Instability and insecurity in some West and Central African nations are threatening the success of a 20-country polio vaccination campaign, which aims to immunize 111.1 million children against the disease, IRIN reports. Ongoing insurgent attacks threaten the campaign in Nigeria, the region’s only polio-endemic country and home to 57.7 million of the children targeted, the news service notes. Parts of Mali, Niger, and Chad also pose security problems for health care workers trying to access children in remote or disputed areas, according to IRIN. “Human error and weak health systems also play an important role in sub-optimal immunization reach,” the news service writes, noting so far, “only Ghana, Cape Verde, Burkina Faso, Gambia, and Togo have achieved the required 90 percent coverage, according to UNICEF” (3/23).

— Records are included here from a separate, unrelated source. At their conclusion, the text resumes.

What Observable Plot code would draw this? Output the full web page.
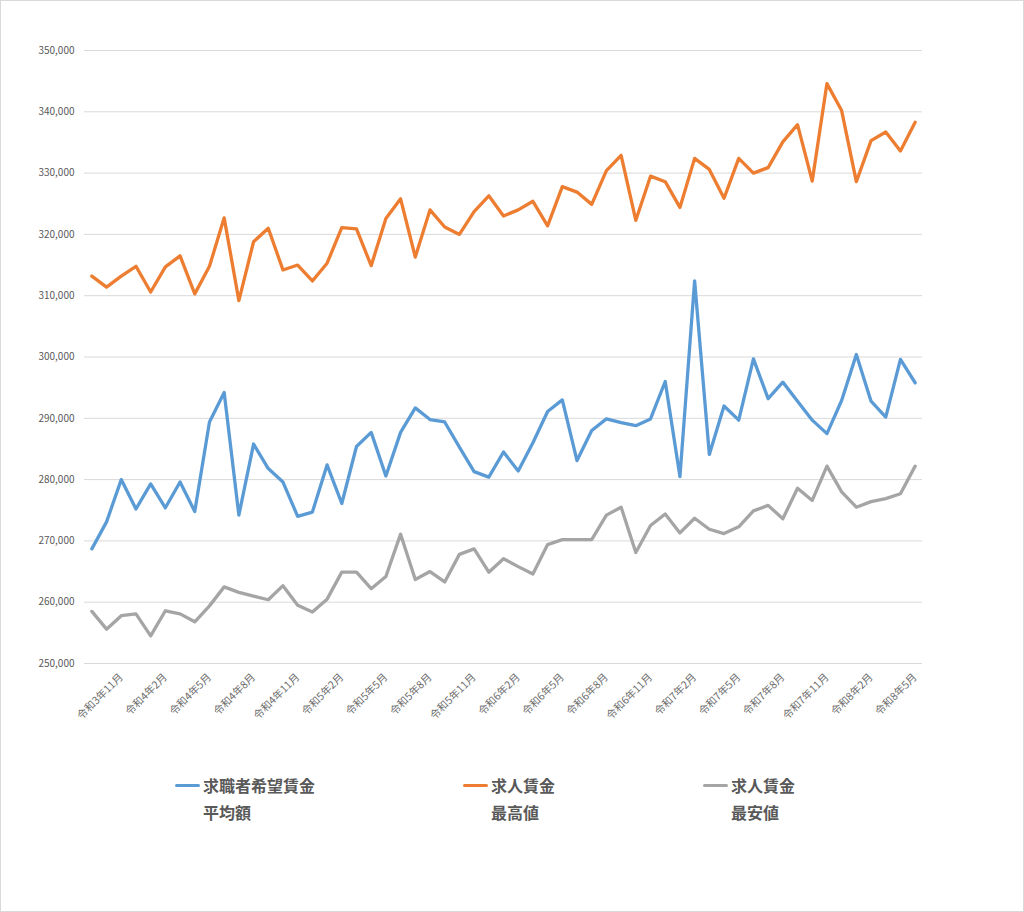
<!DOCTYPE html>
<html><head><meta charset="utf-8">
<script src="https://cdn.jsdelivr.net/npm/d3@7"></script>
<script src="https://cdn.jsdelivr.net/npm/@observablehq/plot@0.6"></script>
<style>
body{margin:0;background:#fff;}
#wrap{position:relative;width:1024px;height:912px;overflow:hidden;font-family:"Noto Sans CJK JP","Noto Sans",sans-serif;background:#fff;}
#border{position:absolute;left:0;top:0;width:1024px;height:912px;box-sizing:border-box;border:1px solid #d9d9d9;pointer-events:none;}
#chart{position:absolute;left:0;top:0;}
.lg{position:absolute;top:772px;color:#595959;font-weight:700;font-size:16px;line-height:27px;white-space:pre;}
.sw{position:absolute;left:-28px;top:12px;width:25px;height:3px;border-radius:1.5px;}
</style></head><body>
<div id="wrap"><div id="chart"></div><div id="legend"></div><div id="border"></div></div>
<script>
const categories = [
  "令和3年9月","令和3年10月","令和3年11月","令和3年12月",
  "令和4年1月","令和4年2月","令和4年3月","令和4年4月","令和4年5月","令和4年6月","令和4年7月","令和4年8月","令和4年9月","令和4年10月","令和4年11月","令和4年12月",
  "令和5年1月","令和5年2月","令和5年3月","令和5年4月","令和5年5月","令和5年6月","令和5年7月","令和5年8月","令和5年9月","令和5年10月","令和5年11月","令和5年12月",
  "令和6年1月","令和6年2月","令和6年3月","令和6年4月","令和6年5月","令和6年6月","令和6年7月","令和6年8月","令和6年9月","令和6年10月","令和6年11月","令和6年12月",
  "令和7年1月","令和7年2月","令和7年3月","令和7年4月","令和7年5月","令和7年6月","令和7年7月","令和7年8月","令和7年9月","令和7年10月","令和7年11月","令和7年12月",
  "令和8年1月","令和8年2月","令和8年3月","令和8年4月","令和8年5月"
];
const tickLabels = [
  "令和3年11月","令和4年2月","令和4年5月","令和4年8月","令和4年11月","令和5年2月","令和5年5月",
  "令和5年8月","令和5年11月","令和6年2月","令和6年5月","令和6年8月","令和6年11月","令和7年2月",
  "令和7年5月","令和7年8月","令和7年11月","令和8年2月","令和8年5月"
];
const yTicks = [250000,260000,270000,280000,290000,300000,310000,320000,330000,340000,350000];

const avgWanted = [
  268700,273100,280000,275200,279300,275400,279600,274800,289400,294200,
  274200,285800,281800,279600,274000,274700,282400,276100,285400,287700,
  280600,287700,291700,289800,289400,285300,281300,280400,284500,281400,
  286000,291100,293000,283100,288000,289900,289300,288800,289900,296000,
  280500,312400,284100,292000,289700,299700,293200,295900,292800,289700,
  287500,292900,300400,292800,290200,299600,295800
];
const maxOffer = [
  313200,311400,313200,314800,310600,314700,316500,310300,314800,322700,
  309200,318800,321000,314200,315000,312400,315300,321100,320900,314900,
  322600,325800,316300,324000,321200,320000,323700,326300,323000,324000,
  325400,321400,327800,326900,324900,330400,332900,322300,329500,328600,
  324400,332400,330600,325900,332400,330000,330900,335100,337900,328700,
  344600,340200,328600,335300,336700,333600,338300
];
const minOffer = [
  258500,255600,257800,258100,254500,258600,258100,256800,259400,262500,
  261600,261000,260400,262700,259500,258400,260500,264900,264900,262200,
  264200,271100,263700,265000,263300,267800,268700,264900,267100,265800,
  264600,269400,270200,270200,270200,274200,275500,268100,272500,274400,
  271300,273700,271900,271200,272300,274900,275800,273600,278600,276600,
  282200,278000,275500,276400,276900,277700,282200
];
const seriesNames = ["求職者希望賃金\n平均額","求人賃金\n最高値","求人賃金\n最安値"];
const seriesColors = ["#5B9BD5","#ED7D31","#A5A5A5"];
const seriesValues = [avgWanted, maxOffer, minOffer];

const font = '"Noto Sans CJK JP","Noto Sans",sans-serif';
const lines = seriesValues.map((vals, k) =>
  Plot.lineY(categories.map((c, i) => ({month: c, value: vals[i]})), {
    x: "month", y: "value", stroke: seriesColors[k], strokeWidth: 3.3,
    strokeLinejoin: "round", strokeLinecap: "round"
  })
);

const chart = Plot.plot({
  width: 1024, height: 750,
  marginLeft: 84, marginRight: 102, marginTop: 50, marginBottom: 87,
  style: {fontFamily: font, fontSize: "10px", color: "#595959", background: "transparent"},
  x: {type: "point", domain: categories, padding: 0.5},
  y: {domain: [250000, 350000]},
  marks: [
    Plot.gridY(yTicks, {stroke: "#d9d9d9", strokeOpacity: 1, strokeWidth: 1}),
    Plot.axisY(yTicks, {tickSize: 0, tickPadding: 10, tickFormat: d3.format(","), label: null, fill: "#595959"}),
    Plot.axisX(tickLabels, {tickSize: 0, tickRotate: -45, tickPadding: 12, label: null, fill: "#6b6b6b", fontSize: 10.5}),
    ...lines
  ]
});
document.getElementById("chart").appendChild(chart);

const legendX = [203, 491, 731];
const legend = document.getElementById("legend");
seriesNames.forEach((name, k) => {
  const d = document.createElement("div");
  d.className = "lg";
  d.style.left = legendX[k] + "px";
  d.textContent = name;
  const sw = document.createElement("span");
  sw.className = "sw";
  sw.style.background = seriesColors[k];
  d.appendChild(sw);
  legend.appendChild(d);
});
</script>
</body></html>
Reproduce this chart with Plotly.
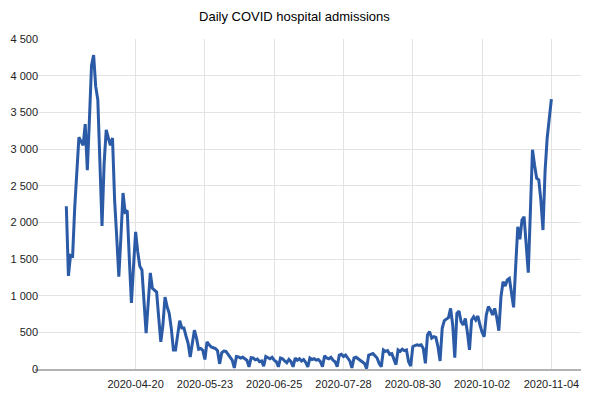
import pandas as pd
import plotly.graph_objects as go

title = "Daily COVID hospital admissions"
start_date = "2020-03-18"
admissions = [
    2220, 1270, 1550, 1540, 2200, 2700, 3160, 3100, 3050, 3340,
    2710, 3400, 4140, 4280, 3850, 3670, 2800, 1950, 2800, 3260,
    3150, 3050, 3150, 2300, 1800, 1260, 1800, 2400, 2140, 2160,
    1500, 900, 1400, 1870, 1600, 1400, 1350, 900, 490, 900,
    1310, 1100, 1070, 1050, 700, 370, 600, 980, 850, 760,
    550, 260, 260, 450, 660, 560, 560, 450, 350, 165,
    350, 530, 420, 270, 280, 255, 130, 370, 330, 300,
    290, 280, 250, 70, 220, 245, 240, 200, 170, 120,
    15, 170, 165, 150, 160, 140, 120, 30, 155, 150,
    125, 135, 100, 110, 40, 170, 150, 140, 160, 120,
    100, 30, 150, 140, 110, 85, 130, 100, 30, 150,
    120, 140, 110, 130, 90, 30, 150, 130, 140, 120,
    130, 100, 30, 180, 150, 140, 160, 120, 100, 30,
    190, 200, 170, 190, 150, 110, 15, 150, 160, 140,
    120, 90, 75, 5, 190, 200, 210, 180, 150, 75,
    30, 260, 240, 250, 200, 210, 123, 60, 260, 240,
    270, 250, 260, 100, 40, 305, 320, 330, 320, 330,
    280, 77, 464, 510, 420, 440, 430, 300, 109, 555,
    660, 677, 700, 827, 600, 155, 760, 790, 645, 600,
    690, 500, 260, 668, 713, 668, 722, 600, 500, 440,
    736, 850, 805, 736, 827, 700, 522, 986, 1190, 1132,
    1214, 1235, 1000, 841, 1400, 1940, 1768, 2032, 2077, 1700,
    1314, 2150, 2990, 2780, 2600, 2580, 2300, 1895, 2700, 3150,
    3450, 3680,
]
dates = pd.date_range(start_date, periods=len(admissions), freq="D")

x_tick_vals = ["2020-04-20", "2020-05-23", "2020-06-25", "2020-07-28",
               "2020-08-30", "2020-10-02", "2020-11-04"]
y_tick_vals = [0, 500, 1000, 1500, 2000, 2500, 3000, 3500, 4000, 4500]
y_tick_text = ["0", "500", "1 000", "1 500", "2 000", "2 500",
               "3 000", "3 500", "4 000", "4 500"]

font_family = "Arial, 'Liberation Sans', sans-serif"

fig = go.Figure()
fig.add_trace(go.Scatter(
    x=dates, y=admissions, mode="lines",
    line=dict(color="#2b5ba6", width=3),
    hoverinfo="skip", showlegend=False,
))

# page body has an 8px default margin; figure sized to fit the window
fig.update_layout(
    width=581, height=386,
    margin=dict(l=27, r=7, t=31, b=25, autoexpand=False),
    paper_bgcolor="white", plot_bgcolor="white",
    font=dict(family=font_family, size=11, color="#222"),
    title=dict(text=title, x=0.493, xanchor="center", y=0.979, yanchor="middle",
               font=dict(family=font_family, size=13, color="#000")),
    xaxis=dict(
        range=["2020-03-03 02:00", "2020-11-18 14:00"],
        tickvals=x_tick_vals, ticktext=x_tick_vals,
        showgrid=True, gridcolor="#e3e3e3", gridwidth=1,
        showline=True, linecolor="#b3b3b3", linewidth=2,
        zeroline=False, ticks="", tickfont=dict(size=11, color="#222"),
        ticklabelstandoff=4, automargin=False,
    ),
    yaxis=dict(
        range=[0, 4500],
        tickvals=y_tick_vals, ticktext=y_tick_text,
        showgrid=True, gridcolor="#e3e3e3", gridwidth=1,
        zeroline=False, showline=False, ticks="",
        tickfont=dict(size=11, color="#222"),
        ticklabelstandoff=-4, automargin=False,
    ),
)

fig.write_html("out.html")
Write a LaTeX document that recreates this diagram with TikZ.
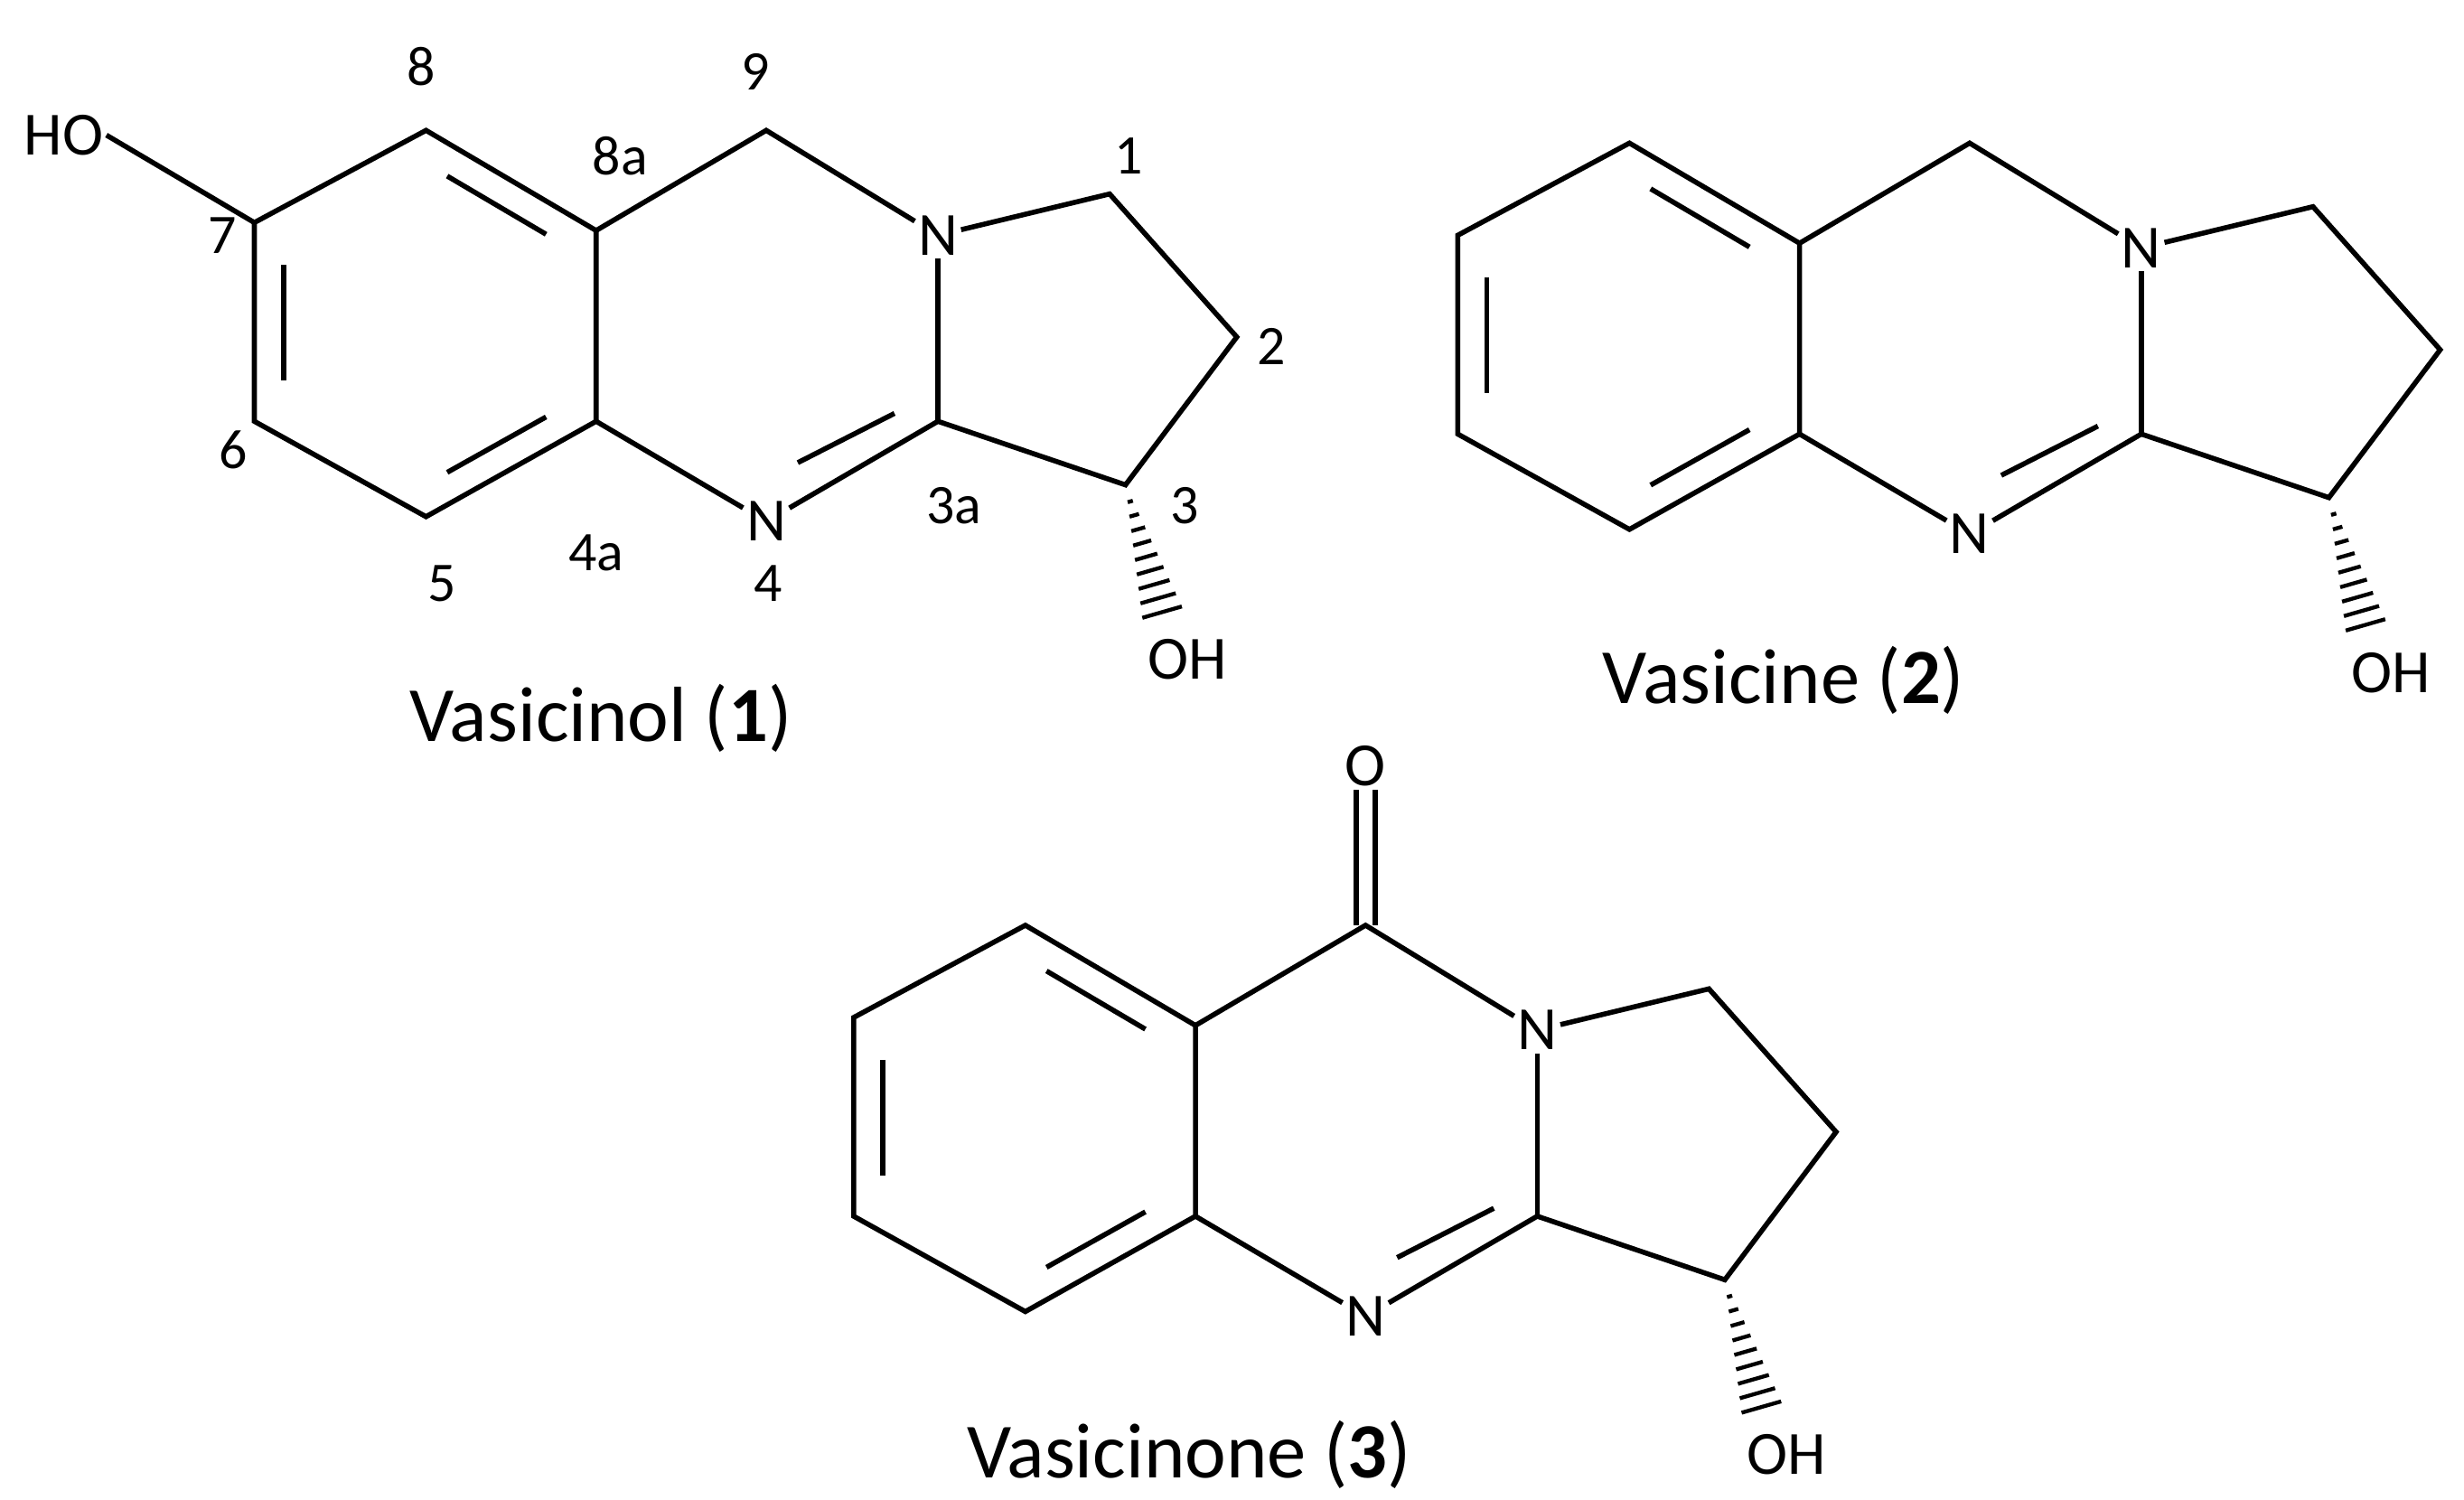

MSF Warns MDR-TB Is More Widespread Than Previously Thought

Medecins Sans Frontieres (MSF) says the spread of multidrug-resistant tuberculosis (MDR-TB) — “a form of tuberculosis that does not respond to standard treatment and can kill in a matter of months” — “is much greater than previously thought,” VOA News reports. “‘Wherever we’re looking for drug-resistant TB we’re finding it in very alarming numbers. And that suggests to us that the current statistics that are being published about the prevalence of MDR-TB are really just scratching the surface of the problem,’ said Dr. Leslie Shanks, medical director for the group,” the news service writes (DeCapua, 3/21).

Joint Fact Sheet On U.S.-U.K. Partnership For Global Development

A joint fact sheet on the U.S.-U.K. Partnership for Global Development is available on the White House website. “Through the Partnership, we are working together to achieve better results by advancing economic growth; preventing conflict in fragile states; improving global health, particularly for girls and women; strengthening mutual accountability, transparency, and measurement of results; and mitigating the effects of climate change,” the fact sheet states, elaborating on joint efforts in each of these areas (3/14).

VOA Examines Constitutional Debate In Nigeria Over Government’s Right To Require Polio Vaccination

“A constitutional debate is under way in Nigeria over whether the government can prosecute parents who refuse to have their children vaccinated against polio, or if it has the power to force parents to have their children vaccinated against any communicable disease,” VOA News reports. “The debate comes on the heels of a resolution by the government of Nigeria’s northern Kano state to prosecute any parent who refuses to have their children receive the oral vaccine against the highly contagious disease,” the news service notes.